Shell – Command line processing – tokens and metacharacters

shell

I am just learning about command line processing, and hoping someone can confirm how I am interpreting the following statement. In the book I am reading the first step in command line processing is:

  1. Splits the command into tokens that are separated by the fixed set of metacharacters: SPACE, TAB, NEWLINE, ;, (, ), <, >, |, and &. Types of tokens include words, keywords, I/O redirectors, and semicolons

Am I right in thinking that for the command:

ls | more

ls and more are the tokens, and the pipe character is the meta character separating the two tokens?

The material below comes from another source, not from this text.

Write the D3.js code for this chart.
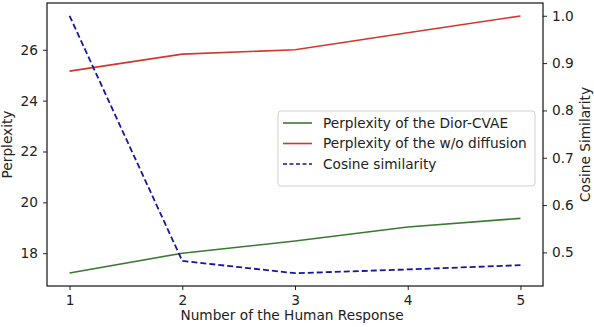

I got bit confused as it goes on to say that < and > are meta characters, but then says that tokens can be I/O directors.

Best Answer

This is not a very good explanation. A token is a sequence of characters that forms a word or punctuation sign. Characters like < and | are part of tokens too. You may call them metacharacters but this is not useful terminology. The basic rules are:

  • Whitespace is not part of a token and separates tokens.
  • A token is made up of ordinary characters, or of operator characters ()<>&|;, but not both. For example, foo<@a&>b consists of the tokens foo (ordinary), < (operator), @a (ordinary), &> (operator) and b.

Then there are additional rules about quoting: special characters lose their meaning if they're quotes, with different rules depending on the type of quote. For example, foo'&&'bar\|qux is a single token with the character sequence foo&&bar|qux.